One thing is certain: we all translate our own ideas of happiness into form. It happens when you landscape your garden or choose where to live. It happens when you buy a car. It happens when a CEO contemplates the form of a new skyscraper headquarters or when a master architect lays out a grand scheme for social housing. It happens when planners, politicians, and community boards wrestle over roads, zoning laws, and monuments. It is impossible to separate the life and design of a city from the attempt to understand happiness, to experience it, and to build it for society. The search shapes cities, and cities shape the search in return.
This was especially true in Athens. From the middle of the fifth century
A.D.
, the Greeks gave the idea of human happiness a privileged place among goals. Although only a small fraction of the Athenian population actually enjoyed the rights of citizenship, those who did experienced enough wealth, leisure time, and freedom to spend a lot of time arguing about the good life. It was wrapped around a concept they called
eudaimonia
, which can be translated literally as “to be inhabited or accompanied by a good
daimon
, or guiding spirit,” though it’s best understood as a state of human flourishing. Each philosopher argued for a slightly different version of it, but after a few decades of debate Aristotle summed up the emerging view thus: everyone pretty much agreed that good fortune, health, friends, power, and material wealth all contributed to that blessed state of
eudaimonia.
But these private assets were not quite enough, not even in a city-state where citizens could experience all of life’s hedonistic possibilities. Existing for pleasure alone was a vulgar state befitting animals, he argued. A man could achieve pure happiness only by reaching the height of his potential, and that meant not just thinking virtuously but behaving virtuously too.
Meanwhile, civic and personal well-being were intimately linked.
*
The polis, the city-state, was a shared project that Athenians cared for with almost religious fervor. The city was more than a machine for delivering everyday needs; it was a concept that bound together Athenian culture, politics, mores, and history. Its citizens were like hands on the deck of a ship, Aristotle noted, with a common duty to propel it forward. In fact, he argued that the polis was the only vehicle through which a man could really achieve
eudaimonia.
Anyone who did not concern himself with public life was himself less than whole.
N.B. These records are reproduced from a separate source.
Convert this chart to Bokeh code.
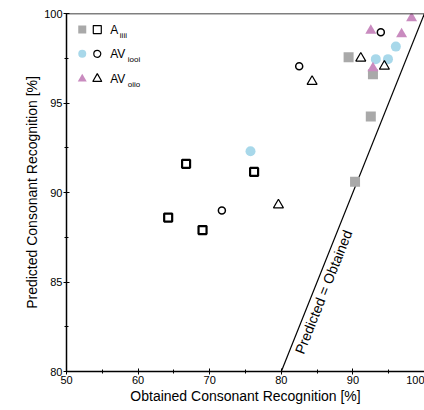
from bokeh.plotting import figure
from bokeh.models import Span, Range1d
from bokeh.core.properties import value
from bokeh.embed import file_html
from bokeh.resources import INLINE
import math

# Data (obtained x, predicted y)
a_filled_x = [89.4, 92.8, 92.5, 90.3]
a_filled_y = [97.55, 96.6, 94.25, 90.6]
a_open_x = [66.7, 76.2, 64.2, 69.0]
a_open_y = [91.6, 91.15, 88.6, 87.9]

av_i_filled_x = [75.7, 93.2, 94.9, 96.0]
av_i_filled_y = [92.3, 97.45, 97.45, 98.15]
av_i_open_x = [71.7, 82.5, 93.9]
av_i_open_y = [89.0, 97.05, 98.95]

av_o_filled_x = [92.5, 96.8, 98.2, 92.8]
av_o_filled_y = [99.05, 98.85, 99.75, 96.95]
av_o_open_x = [84.3, 91.1, 94.4, 79.6]
av_o_open_y = [96.2, 97.5, 97.05, 89.3]

identity = [80, 100]

legend_rows_y = [99.1, 97.75, 96.35]
legend_main = ["A", "AV", "AV"]
legend_sub = ["iiii", "iooi", "oiio"]

GRAY = "#a9a9a9"
BLUE = "#a8d8ea"
PINK = "#c98bbf"
FONT = "Liberation Sans"

p = figure(width=424, height=406, output_backend="svg", toolbar_location=None,
           x_range=Range1d(50, 100), y_range=Range1d(80, 100),
           min_border_left=66, min_border_top=13, min_border_right=0, min_border_bottom=30)
p.grid.visible = False
p.outline_line_color = None
p.background_fill_color = "white"
p.border_fill_color = "white"

for ax in (p.xaxis[0], p.yaxis[0]):
    ax.axis_line_color = "black"
    ax.axis_line_width = 1.5
    ax.major_tick_line_color = "black"
    ax.minor_tick_line_color = "black"
    ax.major_tick_in = 3
    ax.major_tick_out = 3
    ax.minor_tick_in = 2
    ax.minor_tick_out = 2
    ax.major_label_text_font = FONT
    ax.major_label_text_font_size = "11px"
    ax.major_label_text_color = "black"
    ax.axis_label_text_font = FONT
    ax.axis_label_text_font_size = "14px"
    ax.axis_label_text_font_style = "normal"
    ax.axis_label_text_color = "black"
    ax.major_label_standoff = 1
    ax.axis_label_standoff = 1
    ax.ticker.num_minor_ticks = 2

p.xaxis.ticker.desired_num_ticks = 5
p.yaxis.ticker.desired_num_ticks = 4
p.xaxis.axis_label = "Obtained Consonant Recognition [%]"
p.yaxis.axis_label = "Predicted Consonant Recognition [%]"

p.add_layout(Span(location=100, dimension="width", line_color="black", line_width=1.5))

# identity line
p.line(identity, identity, line_color="black", line_width=1.2)
p.text(x=[85.9], y=[84.45], text=["Predicted = Obtained"], angle=math.atan2(17.95, 7.16),
       text_font=value(FONT), text_font_size="14px", text_align="center",
       text_baseline="middle", text_color="black")

# data
p.scatter(a_filled_x, a_filled_y, marker="square", size=10, fill_color=GRAY, line_color=None)
p.scatter(av_i_filled_x, av_i_filled_y, marker="circle", size=10, fill_color=BLUE, line_color=None)
p.scatter(av_o_filled_x, av_o_filled_y, marker="triangle", size=11, fill_color=PINK, line_color=None)
p.scatter(a_open_x, a_open_y, marker="square", size=8, fill_color=None, line_color="black", line_width=2.2)
p.scatter(av_i_open_x, av_i_open_y, marker="circle", size=7, fill_color=None, line_color="black", line_width=1.5)
p.scatter(av_o_open_x, av_o_open_y, marker="triangle", size=10, fill_color=None, line_color="black", line_width=1.2)

# legend
lx1, lx2, ltx = 52.2, 54.3, 56.1
p.scatter([lx1], [legend_rows_y[0]], marker="square", size=8, fill_color=GRAY, line_color=None)
p.scatter([lx2], [legend_rows_y[0]], marker="square", size=8, fill_color=None, line_color="black", line_width=1.2)
p.scatter([lx1], [legend_rows_y[1]], marker="circle", size=8, fill_color=BLUE, line_color=None)
p.scatter([lx2], [legend_rows_y[1]], marker="circle", size=7, fill_color=None, line_color="black", line_width=1.2)
p.scatter([lx1], [legend_rows_y[2]], marker="triangle", size=9, fill_color=PINK, line_color=None)
p.scatter([lx2], [legend_rows_y[2]], marker="triangle", size=9, fill_color=None, line_color="black", line_width=1.2)

p.text(x=[ltx] * 3, y=legend_rows_y, text=legend_main, text_font=value(FONT),
       text_font_size="12px", text_baseline="middle", text_align="left", text_color="black")
p.text(x=[57.45, 58.55, 58.55], y=[r - 0.32 for r in legend_rows_y], text=legend_sub,
       text_font=value(FONT), text_font_size="8px", text_baseline="middle",
       text_align="left", text_color="black")

open("out.html", "w").write(file_html(p, INLINE))
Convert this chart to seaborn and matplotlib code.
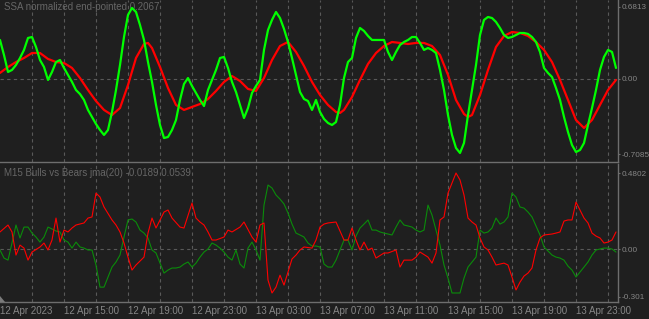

The relationship between these ideas and the design of the city in which they grew was striking. The Athenians sought the patronage of their gods—they maintained a neighborhood of stone palaces for Athena and other members of the Greek pantheon on the flat hilltop of the Acropolis—but the Athenian sense of personal agency and civic spirit was reflected in architectures closer to the earth. Just beneath the Acropolis, any citizen—that is, a free male born in the city—could have his say on civic policy at the speakers’ platform that was cut into the side of the Pnyx Hill. There was enough room for a gathering of twenty thousand citizens in this natural amphitheater, a staggering embodiment of the new principle of equal speech. The
eudaimonia
debate raged at the academies of Plato, Aristotle, and Epicurus, but it always returned to the agora, whose openness at the heart of the city-state was not a demonstration of executive power, as it is in so many modern plazas, but an invitation to participate in the life of the polis.
The Agora
The Greek philosophy of the good life was built right into the heart of Athens. Surrounded by temples, monuments, law courts, and government meeting chambers, the agora was a truly public place where commercial goods and ideas were traded freely.
(Robert Laddish, All Rights Reserved,
www.laddish.net
)
It is hard to say whether these open architectures nudged Athenians toward a more civic philosophy or whether it was philosophy itself that produced architecture. But together they seemed to demand that virtuous citizens infuse public gathering places with potent, even dangerous vitality. Of course, even in classical Athens, there were limits. Socrates challenged his agora audiences’ thinking about the role of the gods so relentlessly that he was sentenced to death for corrupting Athenian youth. The tension between free speech, shared space, and civic stability has continued to inform urban design ever since.
Shape-Shifting
As philosophies about happiness shift, so does urban form. The Romans, like the Athenians, were so deeply attached to their city that Rome itself was a spiritual project. Civic pride drove heroic feats of engineering and architecture—from aqueducts, highways, sewers, and massive ports to muscular temples and basilicas—which helped Rome grow into the world’s first megacity, with a peak population of more than one million.
*
As Rome grew fat on the fruits of its vast empire, its citizens adopted a new god of happiness. In 44
B.C.
Julius Caesar approved construction of a temple to Felicitas, the god of pleasure, fortune, and fertility, not far from the Curia Hostilia, the meeting place of the Senate.
But when it came to city building, the Roman elite increasingly focused on creating monuments to their own glory. The Campus Martius, Rome’s public district, became a cluttered treasure box of spectacular imperial structures, almost all of them turned inward, with scant means to move between them. In contrast to the roads linking Rome to its empire, streets in the Campus Martius were pathetically underdesigned, narrow, and scarce. The two public avenues, the Via Sacra and the Via Nova, were barely sixteen feet wide. Emperor after emperor squeezed his own ever-larger forum into the district, but most failed to orient these structures into an overall city plan. The architectural ambition—and expense—became more and more outrageous. After conquering the Transylvanian region of Dacia around
A.D.
106, the Emperor Trajan had to auction off fifty thousand Dacian prisoners in order to pay for a 115-foot marble column wrapped in a spiral frieze portraying his battles.